**Problem statement**
Copy out all lines carrying the word "with".

>>>>>

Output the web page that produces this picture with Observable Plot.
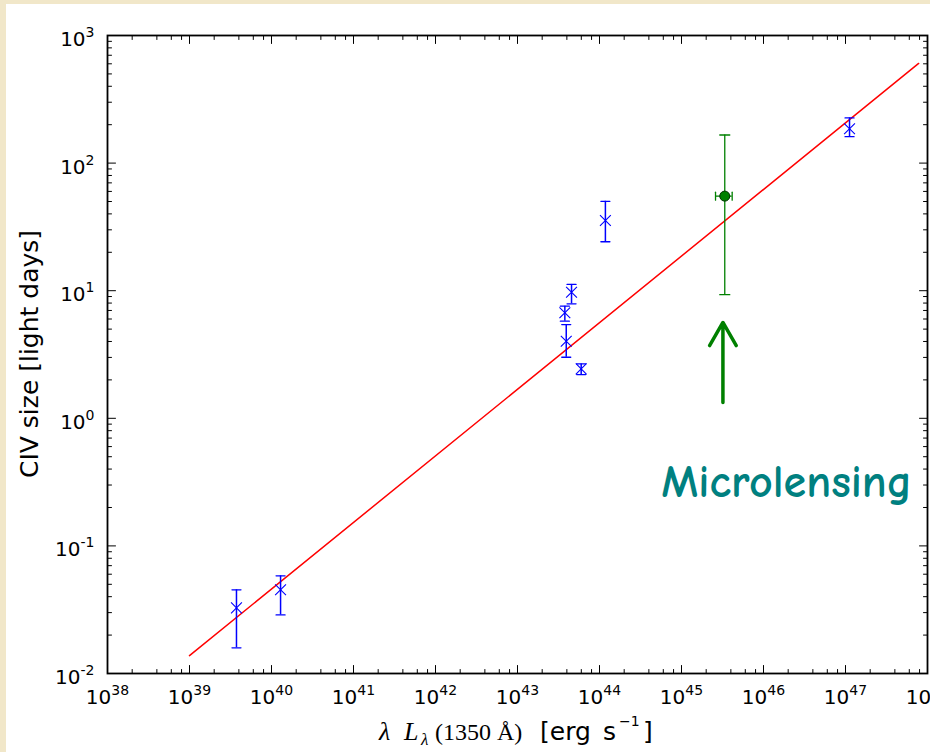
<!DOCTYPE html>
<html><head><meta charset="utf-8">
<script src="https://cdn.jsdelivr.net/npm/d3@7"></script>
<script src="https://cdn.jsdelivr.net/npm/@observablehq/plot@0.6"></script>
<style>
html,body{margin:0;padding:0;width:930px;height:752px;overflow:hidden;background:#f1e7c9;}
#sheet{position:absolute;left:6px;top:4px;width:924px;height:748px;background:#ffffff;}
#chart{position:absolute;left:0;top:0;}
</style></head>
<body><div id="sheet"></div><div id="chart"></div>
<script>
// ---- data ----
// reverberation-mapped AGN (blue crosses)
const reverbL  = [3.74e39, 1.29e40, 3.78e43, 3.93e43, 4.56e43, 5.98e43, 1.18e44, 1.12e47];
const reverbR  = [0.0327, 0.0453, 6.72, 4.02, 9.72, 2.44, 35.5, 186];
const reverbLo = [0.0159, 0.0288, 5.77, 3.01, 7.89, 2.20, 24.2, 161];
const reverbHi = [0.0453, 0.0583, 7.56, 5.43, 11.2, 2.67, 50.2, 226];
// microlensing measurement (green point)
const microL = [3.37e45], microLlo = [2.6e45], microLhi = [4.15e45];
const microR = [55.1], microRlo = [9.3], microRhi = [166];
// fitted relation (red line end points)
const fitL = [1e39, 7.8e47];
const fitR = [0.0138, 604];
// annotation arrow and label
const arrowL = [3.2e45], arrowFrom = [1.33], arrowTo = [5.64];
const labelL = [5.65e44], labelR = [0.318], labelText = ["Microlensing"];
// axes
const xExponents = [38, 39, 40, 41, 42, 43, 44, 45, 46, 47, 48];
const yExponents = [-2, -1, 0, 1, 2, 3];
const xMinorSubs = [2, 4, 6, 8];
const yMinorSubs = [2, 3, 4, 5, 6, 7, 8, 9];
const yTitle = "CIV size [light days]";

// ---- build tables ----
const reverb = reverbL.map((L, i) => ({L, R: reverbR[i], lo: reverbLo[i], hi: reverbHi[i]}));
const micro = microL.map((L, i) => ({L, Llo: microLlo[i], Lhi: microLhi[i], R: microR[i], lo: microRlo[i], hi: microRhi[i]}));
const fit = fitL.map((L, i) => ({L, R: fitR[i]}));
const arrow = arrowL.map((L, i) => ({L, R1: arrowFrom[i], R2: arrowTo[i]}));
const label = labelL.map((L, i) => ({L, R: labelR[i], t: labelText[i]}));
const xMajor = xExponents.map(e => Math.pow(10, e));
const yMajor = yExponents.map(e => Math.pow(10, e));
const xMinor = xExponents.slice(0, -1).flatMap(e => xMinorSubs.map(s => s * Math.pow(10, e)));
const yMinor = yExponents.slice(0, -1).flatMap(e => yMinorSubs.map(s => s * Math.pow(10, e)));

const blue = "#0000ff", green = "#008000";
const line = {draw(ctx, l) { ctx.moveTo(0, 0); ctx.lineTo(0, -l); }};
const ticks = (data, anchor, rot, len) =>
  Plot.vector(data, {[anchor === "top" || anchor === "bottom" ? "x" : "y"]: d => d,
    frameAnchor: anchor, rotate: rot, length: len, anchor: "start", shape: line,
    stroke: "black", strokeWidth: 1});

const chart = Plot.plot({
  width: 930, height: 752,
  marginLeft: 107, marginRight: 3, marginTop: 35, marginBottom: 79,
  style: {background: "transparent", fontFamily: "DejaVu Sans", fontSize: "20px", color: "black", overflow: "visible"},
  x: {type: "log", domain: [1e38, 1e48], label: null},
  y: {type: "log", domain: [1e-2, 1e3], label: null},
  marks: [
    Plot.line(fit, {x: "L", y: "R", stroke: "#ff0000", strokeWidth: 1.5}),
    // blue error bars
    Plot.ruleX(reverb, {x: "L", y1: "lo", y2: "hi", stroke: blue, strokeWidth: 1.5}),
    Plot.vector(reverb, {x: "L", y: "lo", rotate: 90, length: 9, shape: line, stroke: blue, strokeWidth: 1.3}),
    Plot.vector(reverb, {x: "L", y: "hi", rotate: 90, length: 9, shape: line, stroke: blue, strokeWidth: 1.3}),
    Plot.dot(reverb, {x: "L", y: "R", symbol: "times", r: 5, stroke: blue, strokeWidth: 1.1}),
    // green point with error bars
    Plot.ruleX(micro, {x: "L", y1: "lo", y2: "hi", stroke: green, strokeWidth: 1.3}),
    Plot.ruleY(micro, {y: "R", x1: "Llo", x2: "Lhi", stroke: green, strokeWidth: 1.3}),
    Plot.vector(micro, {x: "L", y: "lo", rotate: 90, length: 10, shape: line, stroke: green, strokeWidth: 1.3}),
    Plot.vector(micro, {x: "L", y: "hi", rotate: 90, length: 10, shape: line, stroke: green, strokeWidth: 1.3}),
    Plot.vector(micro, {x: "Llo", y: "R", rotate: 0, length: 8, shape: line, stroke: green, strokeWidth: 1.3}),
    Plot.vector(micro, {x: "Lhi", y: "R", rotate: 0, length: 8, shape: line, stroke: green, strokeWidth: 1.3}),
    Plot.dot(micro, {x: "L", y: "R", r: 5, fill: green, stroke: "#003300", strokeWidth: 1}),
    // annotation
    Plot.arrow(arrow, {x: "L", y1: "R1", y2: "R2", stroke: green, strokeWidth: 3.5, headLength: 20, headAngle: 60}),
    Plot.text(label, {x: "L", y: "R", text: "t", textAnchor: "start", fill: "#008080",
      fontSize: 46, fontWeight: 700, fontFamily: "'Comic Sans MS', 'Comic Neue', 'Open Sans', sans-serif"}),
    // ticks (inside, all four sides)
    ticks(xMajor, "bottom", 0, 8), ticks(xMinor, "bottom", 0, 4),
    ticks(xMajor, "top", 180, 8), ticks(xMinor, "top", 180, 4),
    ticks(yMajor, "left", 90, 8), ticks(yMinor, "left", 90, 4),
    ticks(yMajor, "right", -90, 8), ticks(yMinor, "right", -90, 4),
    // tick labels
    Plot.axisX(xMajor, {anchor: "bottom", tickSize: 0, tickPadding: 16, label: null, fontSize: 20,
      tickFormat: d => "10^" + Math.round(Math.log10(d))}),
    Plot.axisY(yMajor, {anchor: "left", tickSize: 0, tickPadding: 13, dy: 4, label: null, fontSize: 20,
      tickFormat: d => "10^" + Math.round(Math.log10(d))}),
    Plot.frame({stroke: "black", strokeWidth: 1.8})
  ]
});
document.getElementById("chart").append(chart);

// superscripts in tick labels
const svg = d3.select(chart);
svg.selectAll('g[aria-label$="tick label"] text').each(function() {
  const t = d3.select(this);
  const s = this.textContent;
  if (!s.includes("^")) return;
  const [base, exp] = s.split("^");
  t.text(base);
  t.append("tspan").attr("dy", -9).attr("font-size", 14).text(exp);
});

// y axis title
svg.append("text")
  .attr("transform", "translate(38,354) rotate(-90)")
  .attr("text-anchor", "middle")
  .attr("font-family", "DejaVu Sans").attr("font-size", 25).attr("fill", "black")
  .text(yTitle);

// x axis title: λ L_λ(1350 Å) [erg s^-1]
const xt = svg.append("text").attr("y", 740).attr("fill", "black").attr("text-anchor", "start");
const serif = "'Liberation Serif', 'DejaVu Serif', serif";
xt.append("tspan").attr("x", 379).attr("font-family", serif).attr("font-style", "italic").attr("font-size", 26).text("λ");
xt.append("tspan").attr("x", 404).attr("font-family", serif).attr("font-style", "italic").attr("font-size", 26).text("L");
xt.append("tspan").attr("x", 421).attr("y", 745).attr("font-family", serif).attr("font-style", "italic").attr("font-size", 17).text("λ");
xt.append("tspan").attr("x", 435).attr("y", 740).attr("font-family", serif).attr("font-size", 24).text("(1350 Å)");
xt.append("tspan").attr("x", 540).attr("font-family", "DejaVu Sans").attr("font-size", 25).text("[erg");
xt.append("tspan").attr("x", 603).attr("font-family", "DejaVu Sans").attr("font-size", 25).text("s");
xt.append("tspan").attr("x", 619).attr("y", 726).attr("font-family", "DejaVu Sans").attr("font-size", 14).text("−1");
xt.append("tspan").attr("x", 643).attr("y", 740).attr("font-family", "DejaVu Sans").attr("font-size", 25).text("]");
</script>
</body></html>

<<<<<

**Solved problem**
Output the web page that produces this picture with Observable Plot.
    // green point with error bars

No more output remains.